First released 14 November 2003
What's it about
A star-studded cast acts out ten interconnected episodes of people finding and losing love in London and elsewhere around the holidays - including a cuckolded home-maker, a washed-up rock star and the UK prime minister.
The story behind the film
The film was the directing debut of Richard Curtis, the writer behind the Hugh Grant-powered British romcoms that conquered the world from the 1990s.
Originally, it had nothing to do with Christmas. Curtis started writing two separate scripts: one was the Love Actually storyline in which Colin Firth's writer falls for his Portuguese housekeeper; the other was the one in which Hugh Grant's prime minister falls for... well, one of his housekeepers.
It was Quentin Tarantino's very un-Christmassy anthology-like film Pulp Fiction that prompted Curtis to interlink several such love stories.
Christmas came in "halfway through the writing", Curtis said, because he's "always been very sort of emotional about Christmas".
The impact
Love Actually grossed six times more than it cost to make (some £180m), placing it among the highest-grossing Christmas movies ever.
It added another chapter to the quintessentially British Curtis romcoms that made international audiences fall in love with the Cool Britannia of the Blair years.
But the morality rooted in the same era, including the lack of diversity, hasn't aged that well.
Kimberley Sheehan, lead film programmer at the BFI Southbank, notes the film was originally going to feature extra storylines with more diverse characters.

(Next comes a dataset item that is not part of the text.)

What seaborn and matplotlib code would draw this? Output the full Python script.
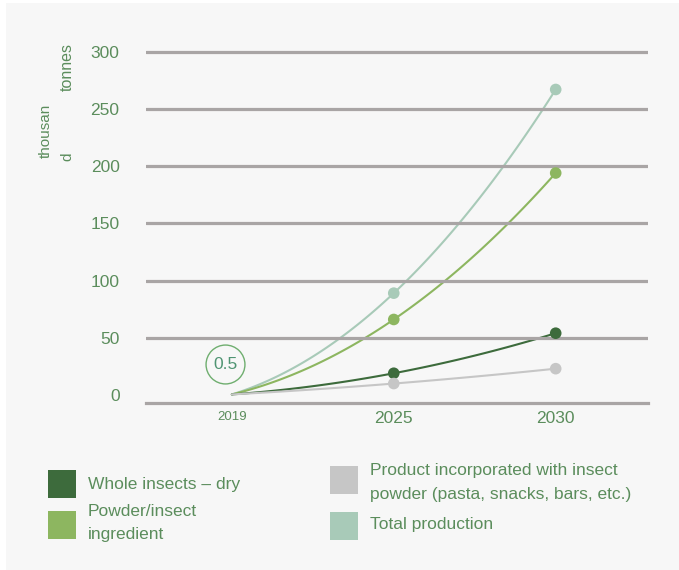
import numpy as np
import pandas as pd
import matplotlib
matplotlib.use("Agg")
import matplotlib.pyplot as plt
import seaborn as sns
from matplotlib.patches import Rectangle

# ---- data ----
years = ["2019", "2025", "2030"]
whole_dry = [0.5, 19, 54]
powder = [0.5, 66, 194]
product = [0.5, 10, 23]
total = [0.5, 89, 267]
series_names = ["Whole insects – dry", "Powder/insect\ningredient",
                "Product incorporated with insect\npowder (pasta, snacks, bars, etc.)",
                "Total production"]
y_ticks = [0, 50, 100, 150, 200, 250, 300]
start_label = "0.5"

colors = {
    "whole": "#3d6b3c",
    "powder": "#8db660",
    "product": "#c6c6c6",
    "total": "#a8cab8",
}
text_color = "#5b8d5c"
grid_color = "#a9a5a5"

sns.set_theme(style="white")
plt.rcParams["font.family"] = ["Liberation Sans", "DejaVu Sans"]

fig = plt.figure(figsize=(6.79, 5.70), dpi=100, facecolor="white")
fig.patches.append(Rectangle((6 / 679, 0), 673 / 679, 567 / 570,
                             transform=fig.transFigure, facecolor="#f7f7f7",
                             edgecolor="none", zorder=-10))

ax = fig.add_axes([146 / 679, (570 - 403) / 570, 502 / 679, (403 - 46) / 570])
ax.set_facecolor("none")

xpos = np.arange(len(years))
rows = []
for key, vals in [("total", total), ("powder", powder), ("whole", whole_dry), ("product", product)]:
    coef = np.polyfit(xpos, vals, 2)
    xs = np.linspace(0, 2, 120)
    for xv in xs:
        rows.append({"x": xv, "y": np.polyval(coef, xv), "series": key})
curves = pd.DataFrame(rows)

sns.lineplot(data=curves, x="x", y="y", hue="series", palette=colors,
             linewidth=1.5, legend=False, ax=ax, zorder=2)

pts = []
for key, vals in [("total", total), ("powder", powder), ("whole", whole_dry), ("product", product)]:
    for i in (1, 2):
        pts.append({"x": xpos[i], "y": vals[i], "series": key})
pts = pd.DataFrame(pts)
sns.scatterplot(data=pts, x="x", y="y", hue="series", palette=colors, s=70,
                edgecolor="none", legend=False, ax=ax, zorder=5)

for yv in y_ticks[1:]:
    ax.axhline(yv, color=grid_color, lw=2.3, zorder=3)

ax.set_xlim(-0.53, 2.57)
ax.set_ylim(-7, 305)
ax.set_yticks(y_ticks)
ax.set_yticklabels([str(v) for v in y_ticks], fontsize=12.5, color=text_color)
ax.set_xticks(xpos)
ax.set_xticklabels(years, color=text_color)
for i, lab in enumerate(ax.get_xticklabels()):
    lab.set_fontsize(9.5 if i == 0 else 12.5)
ax.tick_params(axis="y", length=0, pad=19)
ax.tick_params(axis="x", length=0, pad=6)
ax.set_xlabel("")
ax.set_ylabel("")
for s in ["left", "right", "top"]:
    ax.spines[s].set_visible(False)
ax.spines["bottom"].set_color(grid_color)
ax.spines["bottom"].set_linewidth(2.3)

# annotation circle 0.5
ax.plot([-0.04], [27], marker="o", markersize=28, mfc="none", mec="#6fae6f",
        mew=1.0, zorder=6, clip_on=False)
ax.text(-0.04, 27, start_label, ha="center", va="center", fontsize=12.5,
        color="#4f9472", zorder=7)

# y-axis label pieces
fig.text(46 / 679, 1 - 131 / 570, "thousan", rotation=90, ha="center", va="center",
         fontsize=11, color=text_color)
fig.text(67 / 679, 1 - 157 / 570, "d", rotation=90, ha="center", va="center",
         fontsize=11, color=text_color)
fig.text(67 / 679, 1 - 67 / 570, "tonnes", rotation=90, ha="center", va="center",
         fontsize=11.5, color=text_color)

# legend
legend_items = [
    (48, 470, colors["whole"], series_names[0], 484),
    (48, 511, colors["powder"], series_names[1], 523),
    (330, 466, colors["product"], series_names[2], 483),
    (330, 512, colors["total"], series_names[3], 525),
]
for x0, y0, col, label, ty in legend_items:
    fig.patches.append(Rectangle((x0 / 679, 1 - (y0 + 28) / 570), 28 / 679, 28 / 570,
                                 transform=fig.transFigure, facecolor=col,
                                 edgecolor="none"))
    fig.text((x0 + 40) / 679, 1 - ty / 570, label, ha="left", va="center",
             fontsize=12.5, color=text_color, linespacing=1.75)

fig.savefig("out.png", dpi=100, facecolor=fig.get_facecolor())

An LGBT storyline was probably cut for time, she says, even if traces could still be found.
Not even those involved seem thrilled now: Curtis described his final arrangement of the different episodes as a "catastrophe" and regretted fat-shaming jokes and cutting the gay part.
Grant has bashed his famous dance scene at No 10 as "absolute hell".
Why it's a Christmas classic
Sheehan says the stellar performance of the ensemble cast is "at the heart of the power of Love Actually".
"There is also an aspirational fantasy element to Love Actually which gives it strong appeal to international audiences. Although it’s deeply British, it presents a very shiny, cozy and glamorous London... There is drama in the storylines, but it is around relationship troubles and grief and the film shows love conquering all.
Part of the film's fun is the unrealistic rules of its universe... Whether you enjoy these plot solutions or enjoy poking fun at them, they are iconic and distinctively Love Actually.